Goal - Exclude the pictures and reproduce the remaining data exactly as written.

Data block -
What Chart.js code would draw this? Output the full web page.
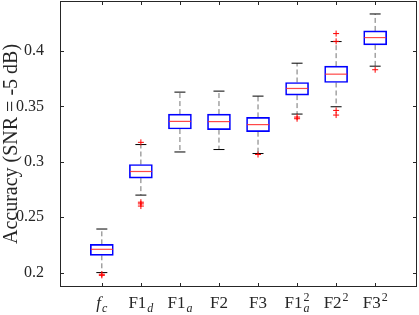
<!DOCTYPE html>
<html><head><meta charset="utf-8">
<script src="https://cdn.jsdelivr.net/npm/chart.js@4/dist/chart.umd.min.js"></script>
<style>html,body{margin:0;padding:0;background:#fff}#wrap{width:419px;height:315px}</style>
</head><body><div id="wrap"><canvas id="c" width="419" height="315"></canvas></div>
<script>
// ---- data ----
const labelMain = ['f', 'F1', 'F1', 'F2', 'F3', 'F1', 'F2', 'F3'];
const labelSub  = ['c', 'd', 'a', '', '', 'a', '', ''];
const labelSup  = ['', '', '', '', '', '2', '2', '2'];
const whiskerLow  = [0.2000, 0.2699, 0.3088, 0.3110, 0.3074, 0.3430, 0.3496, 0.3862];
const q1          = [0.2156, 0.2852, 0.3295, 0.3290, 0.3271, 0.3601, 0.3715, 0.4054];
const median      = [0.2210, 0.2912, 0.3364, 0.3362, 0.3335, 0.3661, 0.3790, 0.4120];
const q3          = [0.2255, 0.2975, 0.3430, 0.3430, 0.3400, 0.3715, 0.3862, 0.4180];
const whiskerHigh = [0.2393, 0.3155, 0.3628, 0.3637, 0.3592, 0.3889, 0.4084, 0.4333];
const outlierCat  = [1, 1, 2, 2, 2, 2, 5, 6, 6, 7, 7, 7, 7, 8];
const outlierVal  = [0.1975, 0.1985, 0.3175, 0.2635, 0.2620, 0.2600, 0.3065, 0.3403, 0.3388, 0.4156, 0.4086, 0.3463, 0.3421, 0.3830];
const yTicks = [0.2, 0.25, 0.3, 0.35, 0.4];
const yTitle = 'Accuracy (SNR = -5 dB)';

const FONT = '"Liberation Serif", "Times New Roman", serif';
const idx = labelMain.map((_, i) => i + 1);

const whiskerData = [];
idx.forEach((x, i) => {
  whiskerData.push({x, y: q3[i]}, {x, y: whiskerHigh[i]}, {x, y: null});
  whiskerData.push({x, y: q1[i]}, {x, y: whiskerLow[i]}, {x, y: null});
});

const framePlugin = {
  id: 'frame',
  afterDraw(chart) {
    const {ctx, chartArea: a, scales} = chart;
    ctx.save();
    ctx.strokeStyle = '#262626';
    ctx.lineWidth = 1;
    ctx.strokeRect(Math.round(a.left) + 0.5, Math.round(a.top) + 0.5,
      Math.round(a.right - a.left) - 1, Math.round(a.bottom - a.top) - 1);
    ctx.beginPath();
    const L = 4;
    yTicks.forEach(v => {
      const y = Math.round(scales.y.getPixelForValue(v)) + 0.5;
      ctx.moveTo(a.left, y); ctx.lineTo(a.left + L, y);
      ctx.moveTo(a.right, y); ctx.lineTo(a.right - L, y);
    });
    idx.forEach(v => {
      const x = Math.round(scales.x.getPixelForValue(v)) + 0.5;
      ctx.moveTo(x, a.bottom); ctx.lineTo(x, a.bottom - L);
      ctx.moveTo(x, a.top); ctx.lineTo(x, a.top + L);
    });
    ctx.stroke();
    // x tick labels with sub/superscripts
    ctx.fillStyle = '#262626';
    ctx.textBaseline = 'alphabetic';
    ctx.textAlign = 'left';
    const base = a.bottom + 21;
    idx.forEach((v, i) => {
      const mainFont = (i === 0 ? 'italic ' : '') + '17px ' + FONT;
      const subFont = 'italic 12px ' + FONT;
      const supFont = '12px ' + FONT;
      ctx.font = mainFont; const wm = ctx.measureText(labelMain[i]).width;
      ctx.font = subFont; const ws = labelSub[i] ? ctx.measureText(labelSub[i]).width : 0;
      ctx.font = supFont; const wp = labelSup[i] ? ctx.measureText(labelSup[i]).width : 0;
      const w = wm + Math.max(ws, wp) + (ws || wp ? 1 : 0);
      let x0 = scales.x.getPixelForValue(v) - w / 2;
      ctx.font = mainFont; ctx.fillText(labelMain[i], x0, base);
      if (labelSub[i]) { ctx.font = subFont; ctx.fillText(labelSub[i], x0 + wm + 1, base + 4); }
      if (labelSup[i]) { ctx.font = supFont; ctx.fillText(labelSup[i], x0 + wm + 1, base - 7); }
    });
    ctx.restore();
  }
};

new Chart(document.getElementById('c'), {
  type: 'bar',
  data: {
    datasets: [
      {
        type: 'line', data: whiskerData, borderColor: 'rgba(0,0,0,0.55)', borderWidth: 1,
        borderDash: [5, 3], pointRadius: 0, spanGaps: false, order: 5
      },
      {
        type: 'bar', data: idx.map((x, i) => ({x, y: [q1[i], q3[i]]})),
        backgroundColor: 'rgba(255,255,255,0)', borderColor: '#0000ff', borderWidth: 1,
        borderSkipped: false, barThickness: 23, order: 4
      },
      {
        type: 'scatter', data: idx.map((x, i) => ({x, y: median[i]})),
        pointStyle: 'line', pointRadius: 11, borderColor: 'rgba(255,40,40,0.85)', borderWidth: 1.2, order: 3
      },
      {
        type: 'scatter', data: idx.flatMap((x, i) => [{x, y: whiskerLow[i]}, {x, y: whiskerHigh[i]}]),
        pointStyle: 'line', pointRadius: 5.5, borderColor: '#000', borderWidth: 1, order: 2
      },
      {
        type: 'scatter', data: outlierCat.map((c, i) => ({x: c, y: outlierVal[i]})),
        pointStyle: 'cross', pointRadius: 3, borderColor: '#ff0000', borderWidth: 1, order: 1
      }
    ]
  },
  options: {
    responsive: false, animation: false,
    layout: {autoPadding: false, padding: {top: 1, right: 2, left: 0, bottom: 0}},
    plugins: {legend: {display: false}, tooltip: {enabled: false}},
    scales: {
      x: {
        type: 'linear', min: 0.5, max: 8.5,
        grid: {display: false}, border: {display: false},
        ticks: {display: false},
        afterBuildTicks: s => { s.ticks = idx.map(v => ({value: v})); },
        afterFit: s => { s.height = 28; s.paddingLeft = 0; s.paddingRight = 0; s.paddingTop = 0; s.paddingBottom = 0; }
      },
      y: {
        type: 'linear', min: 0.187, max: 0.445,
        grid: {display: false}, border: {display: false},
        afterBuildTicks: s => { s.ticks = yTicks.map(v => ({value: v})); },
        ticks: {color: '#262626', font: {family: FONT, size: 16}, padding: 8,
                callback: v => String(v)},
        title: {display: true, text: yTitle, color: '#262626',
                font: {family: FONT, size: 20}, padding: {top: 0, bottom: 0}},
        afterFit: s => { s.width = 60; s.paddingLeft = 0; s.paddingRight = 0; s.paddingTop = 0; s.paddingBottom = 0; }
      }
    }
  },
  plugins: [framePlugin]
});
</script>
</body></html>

Response for this exercise -
What Chart.js code would draw this? Output the full web page.
<!DOCTYPE html>
<html><head><meta charset="utf-8">
<script src="https://cdn.jsdelivr.net/npm/chart.js@4/dist/chart.umd.min.js"></script>
<style>html,body{margin:0;padding:0;background:#fff}#wrap{width:419px;height:315px}</style>
</head><body><div id="wrap"><canvas id="c" width="419" height="315"></canvas></div>
<script>
// ---- data ----
const labelMain = ['f', 'F1', 'F1', 'F2', 'F3', 'F1', 'F2', 'F3'];
const labelSub  = ['c', 'd', 'a', '', '', 'a', '', ''];
const labelSup  = ['', '', '', '', '', '2', '2', '2'];
const whiskerLow  = [0.2000, 0.2699, 0.3088, 0.3110, 0.3074, 0.3430, 0.3496, 0.3862];
const q1          = [0.2156, 0.2852, 0.3295, 0.3290, 0.3271, 0.3601, 0.3715, 0.4054];
const median      = [0.2210, 0.2912, 0.3364, 0.3362, 0.3335, 0.3661, 0.3790, 0.4120];
const q3          = [0.2255, 0.2975, 0.3430, 0.3430, 0.3400, 0.3715, 0.3862, 0.4180];
const whiskerHigh = [0.2393, 0.3155, 0.3628, 0.3637, 0.3592, 0.3889, 0.4084, 0.4333];
const outlierCat  = [1, 1, 2, 2, 2, 2, 5, 6, 6, 7, 7, 7, 7, 8];
const outlierVal  = [0.1975, 0.1985, 0.3175, 0.2635, 0.2620, 0.2600, 0.3065, 0.3403, 0.3388, 0.4156, 0.4086, 0.3463, 0.3421, 0.3830];
const yTicks = [0.2, 0.25, 0.3, 0.35, 0.4];
const yTitle = 'Accuracy (SNR = -5 dB)';

const FONT = '"Liberation Serif", "Times New Roman", serif';
const idx = labelMain.map((_, i) => i + 1);

const whiskerData = [];
idx.forEach((x, i) => {
  whiskerData.push({x, y: q3[i]}, {x, y: whiskerHigh[i]}, {x, y: null});
  whiskerData.push({x, y: q1[i]}, {x, y: whiskerLow[i]}, {x, y: null});
});

const framePlugin = {
  id: 'frame',
  afterDraw(chart) {
    const {ctx, chartArea: a, scales} = chart;
    ctx.save();
    ctx.strokeStyle = '#262626';
    ctx.lineWidth = 1;
    ctx.strokeRect(Math.round(a.left) + 0.5, Math.round(a.top) + 0.5,
      Math.round(a.right - a.left) - 1, Math.round(a.bottom - a.top) - 1);
    ctx.beginPath();
    const L = 4;
    yTicks.forEach(v => {
      const y = Math.round(scales.y.getPixelForValue(v)) + 0.5;
      ctx.moveTo(a.left, y); ctx.lineTo(a.left + L, y);
      ctx.moveTo(a.right, y); ctx.lineTo(a.right - L, y);
    });
    idx.forEach(v => {
      const x = Math.round(scales.x.getPixelForValue(v)) + 0.5;
      ctx.moveTo(x, a.bottom); ctx.lineTo(x, a.bottom - L);
      ctx.moveTo(x, a.top); ctx.lineTo(x, a.top + L);
    });
    ctx.stroke();
    // x tick labels with sub/superscripts
    ctx.fillStyle = '#262626';
    ctx.textBaseline = 'alphabetic';
    ctx.textAlign = 'left';
    const base = a.bottom + 21;
    idx.forEach((v, i) => {
      const mainFont = (i === 0 ? 'italic ' : '') + '17px ' + FONT;
      const subFont = 'italic 12px ' + FONT;
      const supFont = '12px ' + FONT;
      ctx.font = mainFont; const wm = ctx.measureText(labelMain[i]).width;
      ctx.font = subFont; const ws = labelSub[i] ? ctx.measureText(labelSub[i]).width : 0;
      ctx.font = supFont; const wp = labelSup[i] ? ctx.measureText(labelSup[i]).width : 0;
      const w = wm + Math.max(ws, wp) + (ws || wp ? 1 : 0);
      let x0 = scales.x.getPixelForValue(v) - w / 2;
      ctx.font = mainFont; ctx.fillText(labelMain[i], x0, base);
      if (labelSub[i]) { ctx.font = subFont; ctx.fillText(labelSub[i], x0 + wm + 1, base + 4); }
      if (labelSup[i]) { ctx.font = supFont; ctx.fillText(labelSup[i], x0 + wm + 1, base - 7); }
    });
    ctx.restore();
  }
};

new Chart(document.getElementById('c'), {
  type: 'bar',
  data: {
    datasets: [
      {
        type: 'line', data: whiskerData, borderColor: 'rgba(0,0,0,0.55)', borderWidth: 1,
        borderDash: [5, 3], pointRadius: 0, spanGaps: false, order: 5
      },
      {
        type: 'bar', data: idx.map((x, i) => ({x, y: [q1[i], q3[i]]})),
        backgroundColor: 'rgba(255,255,255,0)', borderColor: '#0000ff', borderWidth: 1,
        borderSkipped: false, barThickness: 23, order: 4
      },
      {
        type: 'scatter', data: idx.map((x, i) => ({x, y: median[i]})),
        pointStyle: 'line', pointRadius: 11, borderColor: 'rgba(255,40,40,0.85)', borderWidth: 1.2, order: 3
      },
      {
        type: 'scatter', data: idx.flatMap((x, i) => [{x, y: whiskerLow[i]}, {x, y: whiskerHigh[i]}]),
        pointStyle: 'line', pointRadius: 5.5, borderColor: '#000', borderWidth: 1, order: 2
      },
      {
        type: 'scatter', data: outlierCat.map((c, i) => ({x: c, y: outlierVal[i]})),
        pointStyle: 'cross', pointRadius: 3, borderColor: '#ff0000', borderWidth: 1, order: 1
      }
    ]
  },
  options: {
    responsive: false, animation: false,
    layout: {autoPadding: false, padding: {top: 1, right: 2, left: 0, bottom: 0}},
    plugins: {legend: {display: false}, tooltip: {enabled: false}},
    scales: {
      x: {
        type: 'linear', min: 0.5, max: 8.5,
        grid: {display: false}, border: {display: false},
        ticks: {display: false},
        afterBuildTicks: s => { s.ticks = idx.map(v => ({value: v})); },
        afterFit: s => { s.height = 28; s.paddingLeft = 0; s.paddingRight = 0; s.paddingTop = 0; s.paddingBottom = 0; }
      },
      y: {
        type: 'linear', min: 0.187, max: 0.445,
        grid: {display: false}, border: {display: false},
        afterBuildTicks: s => { s.ticks = yTicks.map(v => ({value: v})); },
        ticks: {color: '#262626', font: {family: FONT, size: 16}, padding: 8,
                callback: v => String(v)},
        title: {display: true, text: yTitle, color: '#262626',
                font: {family: FONT, size: 20}, padding: {top: 0, bottom: 0}},
        afterFit: s => { s.width = 60; s.paddingLeft = 0; s.paddingRight = 0; s.paddingTop = 0; s.paddingBottom = 0; }
      }
    }
  },
  plugins: [framePlugin]
});
</script>
</body></html>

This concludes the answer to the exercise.